#### WORK INSTRUCTIONS:
Print exactly the lines from the first one down to the line containing "const hyfo100NomMean = 0.0109;", both ends included, with no pictures and nothing else.
### DATA BLOCK
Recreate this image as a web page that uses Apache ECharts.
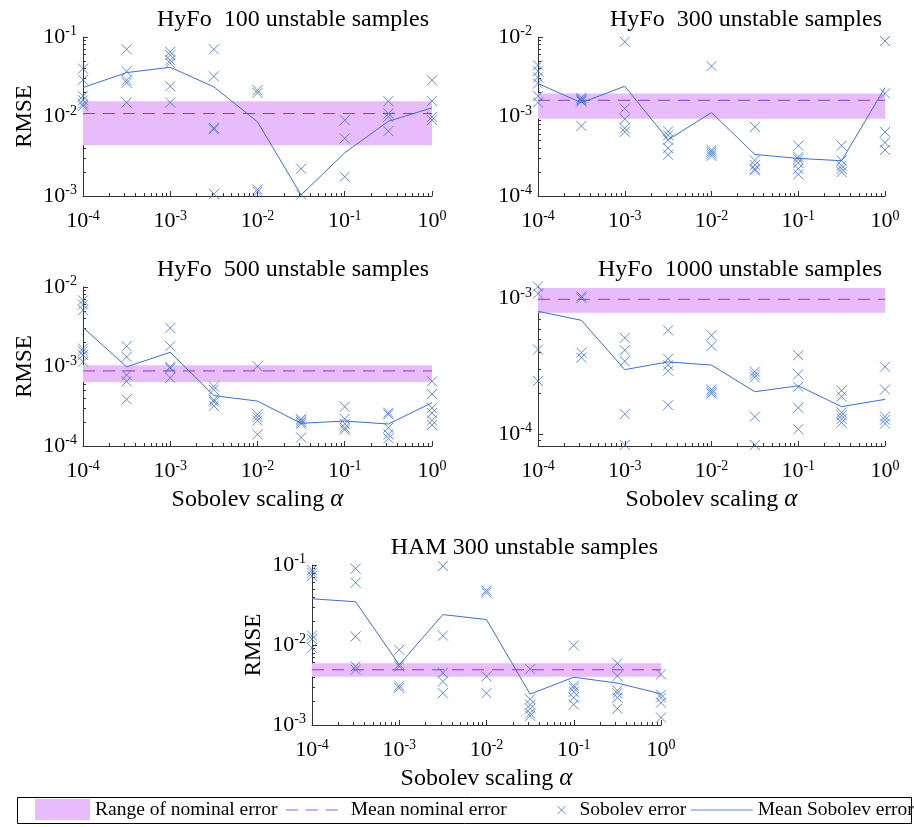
<!DOCTYPE html>
<html>
<head>
<meta charset="utf-8">
<script src="https://cdn.jsdelivr.net/npm/echarts@6/dist/echarts.min.js"></script>
<style>html,body{margin:0;padding:0;background:#fff}#c{width:914px;height:827px}</style>
</head>
<body>
<div id="c"></div>
<script>
// ---------- data ----------
const alphas = [1e-4, 3.162e-4, 1e-3, 3.162e-3, 1e-2, 3.162e-2, 1e-1, 3.162e-1, 1];

const hyfo100Sobolev = [
  [0.040, 0.029, 0.018, 0.016, 0.0145, 0.0135],
  [0.070, 0.037, 0.0286, 0.0265, 0.015],
  [0.065, 0.059, 0.051, 0.047, 0.024, 0.015],
  [0.070, 0.032, 0.0072, 0.0069, 0.00106],
  [0.0214, 0.0198, 0.00121, 0.00113],
  [0.0022, 0.00104],
  [0.009, 0.0053, 0.00175],
  [0.0156, 0.0109, 0.0099, 0.00655],
  [0.0286, 0.0157, 0.0099, 0.009]
];
const hyfo100Mean = [0.0231, 0.0357, 0.0416, 0.0236, 0.00857, 0.00103, 0.0035, 0.0087, 0.01285];
const hyfo100NomRange = [0.00436, 0.01556];
const hyfo100NomMean = 0.0109;

const hyfo300Sobolev = [
  [0.0044, 0.0037, 0.0031, 0.0026, 0.0018, 0.0015],
  [0.00172, 0.00165, 0.0016, 0.00155, 0.00076],
  [0.0087, 0.00126, 0.00093, 0.00071, 0.00064],
  [0.00065, 0.00058, 0.00051, 0.0004, 0.00033],
  [0.0043, 0.00038, 0.00036, 0.00034, 0.00032],
  [0.00074, 0.00028, 0.000245, 0.00022, 0.00021],
  [0.00043, 0.00031, 0.00029, 0.00026, 0.00022, 0.000187],
  [0.00043, 0.00028, 0.00024, 0.00022, 0.0002],
  [0.0089, 0.00195, 0.00064, 0.00047, 0.00038]
];
const hyfo300Mean = [0.0026, 0.00149, 0.0024, 0.00051, 0.00112, 0.000333, 0.000297, 0.000278, 0.00231];
const hyfo300NomRange = [0.00094, 0.00195];
const hyfo300NomMean = 0.0016;

const hyfo500Sobolev = [
  [0.0068, 0.006, 0.0051, 0.00168, 0.00155, 0.0014, 0.00115],
  [0.0018, 0.00132, 0.00078, 0.00065, 0.000386],
  [0.00305, 0.0018, 0.00099, 0.00095, 0.00072],
  [0.00056, 0.00051, 0.00038, 0.00036, 0.00032],
  [0.00101, 0.00025, 0.00023, 0.00021, 0.00014],
  [0.00022, 0.00021, 0.0002, 0.00019, 0.000128],
  [0.000312, 0.00022, 0.00019, 0.00017, 0.00016],
  [0.000262, 0.00025, 0.00017, 0.00014, 0.000125],
  [0.00065, 0.00045, 0.0003, 0.00026, 0.00021, 0.000184]
];
const hyfo500Mean = [0.0031, 0.00099, 0.00151, 0.00043, 0.000367, 0.000193, 0.000206, 0.000189, 0.00035];
const hyfo500NomRange = [0.00064, 0.00104];
const hyfo500NomMean = 0.00088;

const hyfo1000Sobolev = [
  [0.00123, 0.00109, 0.000422, 0.000247],
  [0.00104, 0.00101, 0.0004, 0.000368],
  [0.000514, 0.000417, 0.000346, 0.000141, 0.0000835],
  [0.000585, 0.00036, 0.000323, 0.000294, 0.000164],
  [0.000537, 0.000449, 0.000214, 0.000206, 0.0002],
  [0.00029, 0.000276, 0.000263, 0.000135, 0.0000835],
  [0.000383, 0.000277, 0.000224, 0.000157, 0.000109],
  [0.00021, 0.00019, 0.000145, 0.000138, 0.00013, 0.000122],
  [0.000315, 0.000214, 0.000135, 0.000128, 0.00012]
];
const hyfo1000Mean = [0.000807, 0.000693, 0.0003, 0.000342, 0.000324, 0.000206, 0.000228, 0.00016, 0.000181];
const hyfo1000NomRange = [0.000789, 0.0012];
const hyfo1000NomMean = 0.00099;

const ham300Sobolev = [
  [0.0865, 0.08, 0.073, 0.0131, 0.0119, 0.0092],
  [0.09, 0.06, 0.0128, 0.0054, 0.0049],
  [0.0087, 0.0057, 0.0054, 0.0031, 0.0029],
  [0.097, 0.0131, 0.0045, 0.0035, 0.0025],
  [0.048, 0.045, 0.00405, 0.0025],
  [0.005, 0.0021, 0.0018, 0.0016, 0.0014, 0.0013],
  [0.0099, 0.0031, 0.0029, 0.0026, 0.0022, 0.0018],
  [0.0059, 0.0041, 0.0027, 0.0025, 0.0022, 0.0016],
  [0.0043, 0.0024, 0.0022, 0.0019, 0.00124]
];
const ham300Mean = [0.0378, 0.0347, 0.00566, 0.024, 0.0208, 0.00243, 0.00396, 0.00334, 0.00245];
const ham300NomRange = [0.004, 0.0059];
const ham300NomMean = 0.0049;

const titles = ['HyFo  100 unstable samples', 'HyFo  300 unstable samples', 'HyFo  500 unstable samples', 'HyFo  1000 unstable samples', 'HAM 300 unstable samples'];
const xTicks = [1e-4, 1e-3, 1e-2, 1e-1, 1];
const yTicks = [
  [1e-3, 1e-2, 1e-1],
  [1e-4, 1e-3, 1e-2],
  [1e-4, 1e-3, 1e-2],
  [1e-4, 1e-3],
  [1e-3, 1e-2, 1e-1]
];
const yRanges = [[1e-3, 1e-1], [1e-4, 1e-2], [1e-4, 1e-2], [8.2e-5, 1.22e-3], [1e-3, 1e-1]];

const panelsData = [
  {sob: hyfo100Sobolev, mean: hyfo100Mean, range: hyfo100NomRange, nom: hyfo100NomMean},
  {sob: hyfo300Sobolev, mean: hyfo300Mean, range: hyfo300NomRange, nom: hyfo300NomMean},
  {sob: hyfo500Sobolev, mean: hyfo500Mean, range: hyfo500NomRange, nom: hyfo500NomMean},
  {sob: hyfo1000Sobolev, mean: hyfo1000Mean, range: hyfo1000NomRange, nom: hyfo1000NomMean},
  {sob: ham300Sobolev, mean: ham300Mean, range: ham300NomRange, nom: ham300NomMean}
];

// ---------- layout / style ----------
const layout = [
  {left: 83, top: 37, width: 349, height: 159, yName: true, xName: false, titleTop: 8},
  {left: 538, top: 37, width: 347, height: 159, yName: false, xName: false, titleTop: 8},
  {left: 83, top: 287, width: 349, height: 159, yName: true, xName: true, titleTop: 258},
  {left: 538, top: 287, width: 347, height: 159, yName: false, xName: true, titleTop: 258},
  {left: 312, top: 565, width: 349, height: 160, yName: true, xName: true, titleTop: 536}
];
const FONT = 'Liberation Serif';
const BLUE = '#3b6fd6';
const PINK = '#e8bcfa';
const PURPLE = '#9933cc';
const AXIS = '#333';
const XSYM = 'path://M0,0L10,10M10,0L0,10';

function minorTicks(lo, hi) {
  const out = [];
  for (let d = Math.floor(Math.log10(lo)) ; d <= Math.ceil(Math.log10(hi)); d++) {
    for (let k = 2; k <= 9; k++) {
      const v = k * Math.pow(10, d);
      if (v >= lo * 0.999 && v <= hi * 1.001) out.push(v);
    }
  }
  return out;
}
const rich = {
  b: {fontSize: 22, fontFamily: FONT, color: '#000'},
  s: {fontSize: 14, fontFamily: FONT, color: '#000', padding: [0, 0, 11, 0]}
};
function fmt(v) {
  const e = Math.round(Math.log10(v));
  return '{b|10}{s|' + e + '}';
}

const grid = [], xAxis = [], yAxis = [], series = [], title = [];
layout.forEach((L, i) => {
  grid.push({left: L.left, top: L.top, width: L.width, height: L.height, containLabel: false});
  title.push({
    text: titles[i], right: 914 - (L.left + L.width) + 3, top: L.titleTop, padding: 0,
    textStyle: {fontFamily: FONT, fontSize: 24, fontWeight: 'normal', color: '#000'}
  });
  const [ymin, ymax] = yRanges[i];
  xAxis.push({
    type: 'log', logBase: 10, gridIndex: i, min: 1e-4, max: 1, position: 'bottom',
    name: L.xName ? 'Sobolev scaling {i|α}' : '', nameLocation: 'middle', nameGap: 41,
    nameTextStyle: {fontFamily: FONT, fontSize: 24, color: '#000',
      rich: {i: {fontFamily: FONT, fontSize: 25, fontStyle: 'italic', color: '#000'}}},
    axisLine: {show: true, lineStyle: {color: AXIS, width: 1}},
    axisTick: {show: true, inside: true, length: 5, customValues: xTicks, lineStyle: {color: AXIS}},
    axisLabel: {show: true, customValues: xTicks, formatter: fmt, rich: rich, margin: 13},
    splitLine: {show: false}
  });
  yAxis.push({
    type: 'log', logBase: 10, gridIndex: i, min: ymin, max: ymax, position: 'left',
    name: L.yName ? 'RMSE' : '', nameLocation: 'middle', nameGap: 47, nameRotate: 90,
    nameTextStyle: {fontFamily: FONT, fontSize: 23, color: '#000'},
    axisLine: {show: true, lineStyle: {color: AXIS, width: 1}},
    axisTick: {show: true, inside: true, length: 5, customValues: yTicks[i], lineStyle: {color: AXIS}},
    axisLabel: {show: true, customValues: yTicks[i], formatter: fmt, rich: rich, margin: 6},
    splitLine: {show: false}
  });
});
// minor tick axes (same side as the main axes)
layout.forEach((L, i) => {
  const [ymin, ymax] = yRanges[i];
  xAxis.push({
    type: 'log', logBase: 10, gridIndex: i, min: 1e-4, max: 1, position: 'bottom', offset: 0,
    axisLine: {show: false}, axisLabel: {show: false}, splitLine: {show: false},
    axisTick: {show: true, inside: true, length: 3, customValues: minorTicks(1e-4, 1), lineStyle: {color: AXIS}}
  });
  yAxis.push({
    type: 'log', logBase: 10, gridIndex: i, min: ymin, max: ymax, position: 'left', offset: 0,
    axisLine: {show: false}, axisLabel: {show: false}, splitLine: {show: false},
    axisTick: {show: true, inside: true, length: 3, customValues: minorTicks(ymin, ymax), lineStyle: {color: AXIS}}
  });
});

panelsData.forEach((P, i) => {
  const pts = [];
  P.sob.forEach((arr, j) => arr.forEach(v => pts.push([alphas[j], v])));
  series.push({
    name: 'Range of nominal error', type: 'line', xAxisIndex: i, yAxisIndex: i, z: 1,
    data: [[alphas[0], P.range[0]], [alphas[alphas.length - 1], P.range[1]]],
    symbol: 'none', lineStyle: {opacity: 0, width: 0}, itemStyle: {color: PINK}, silent: true,
    markArea: {silent: true, itemStyle: {color: PINK, opacity: 1},
      data: [[{coord: [alphas[0], P.range[0]]}, {coord: [alphas[alphas.length - 1], P.range[1]]}]]}
  });
  series.push({
    name: 'Mean nominal error', type: 'line', xAxisIndex: i, yAxisIndex: i, z: 3,
    data: [[alphas[0], P.nom], [alphas[alphas.length - 1], P.nom]],
    symbol: 'none', lineStyle: {color: PURPLE, width: 1, type: [12, 8]}, itemStyle: {color: PURPLE}
  });
  series.push({
    name: 'Sobolev error', type: 'scatter', xAxisIndex: i, yAxisIndex: i, z: 4,
    data: pts, symbol: XSYM, symbolSize: 10, clip: false,
    itemStyle: {color: 'none', borderColor: BLUE, borderWidth: 1}
  });
  series.push({
    name: 'Mean Sobolev error', type: 'line', xAxisIndex: i, yAxisIndex: i, z: 5,
    data: alphas.map((a, j) => [a, P.mean[j]]),
    symbol: 'none', lineStyle: {color: BLUE, width: 1}, itemStyle: {color: BLUE}
  });
});

const legendText = {fontFamily: FONT, fontSize: 19.5, color: '#000'};
const legend = [
  {data: [{name: 'Range of nominal error', icon: 'rect', itemStyle: {color: PINK, borderWidth: 0}}],
   left: 35, top: 799, itemWidth: 55, itemHeight: 21, padding: 0, textStyle: legendText, selectedMode: false},
  {data: [{name: 'Mean nominal error', itemStyle: {opacity: 0}, lineStyle: {color: '#c88ae8', width: 1.5, type: [12, 8]}}],
   left: 285, top: 800, itemWidth: 60, itemHeight: 20, padding: 0, textStyle: legendText, selectedMode: false},
  {data: [{name: 'Sobolev error', icon: XSYM, itemStyle: {color: 'none', borderColor: BLUE, borderWidth: 1}}],
   left: 555, top: 800, itemWidth: 8, itemHeight: 20, padding: 0, textStyle: Object.assign({padding: [0, 0, 0, 9]}, legendText), selectedMode: false},
  {data: [{name: 'Mean Sobolev error', itemStyle: {opacity: 0}, lineStyle: {color: '#8fb0ea', width: 1.5}}],
   left: 690, top: 800, itemWidth: 62, itemHeight: 20, padding: 0, textStyle: legendText, selectedMode: false}
];

const chart = echarts.init(document.getElementById('c'), null, {renderer: 'canvas'});
chart.setOption({
  backgroundColor: '#fff',
  animation: false,
  title, grid, xAxis, yAxis, series, legend,
  graphic: [{type: 'rect', shape: {x: 17.5, y: 797.5, width: 894, height: 26},
    style: {fill: 'none', stroke: '#000', lineWidth: 1}, silent: true}]
});
</script>
</body>
</html>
######
#### SOLUTION FOR THIS TASK:
Recreate this image as a web page that uses Apache ECharts.
<!DOCTYPE html>
<html>
<head>
<meta charset="utf-8">
<script src="https://cdn.jsdelivr.net/npm/echarts@6/dist/echarts.min.js"></script>
<style>html,body{margin:0;padding:0;background:#fff}#c{width:914px;height:827px}</style>
</head>
<body>
<div id="c"></div>
<script>
// ---------- data ----------
const alphas = [1e-4, 3.162e-4, 1e-3, 3.162e-3, 1e-2, 3.162e-2, 1e-1, 3.162e-1, 1];

const hyfo100Sobolev = [
  [0.040, 0.029, 0.018, 0.016, 0.0145, 0.0135],
  [0.070, 0.037, 0.0286, 0.0265, 0.015],
  [0.065, 0.059, 0.051, 0.047, 0.024, 0.015],
  [0.070, 0.032, 0.0072, 0.0069, 0.00106],
  [0.0214, 0.0198, 0.00121, 0.00113],
  [0.0022, 0.00104],
  [0.009, 0.0053, 0.00175],
  [0.0156, 0.0109, 0.0099, 0.00655],
  [0.0286, 0.0157, 0.0099, 0.009]
];
const hyfo100Mean = [0.0231, 0.0357, 0.0416, 0.0236, 0.00857, 0.00103, 0.0035, 0.0087, 0.01285];
const hyfo100NomRange = [0.00436, 0.01556];
const hyfo100NomMean = 0.0109;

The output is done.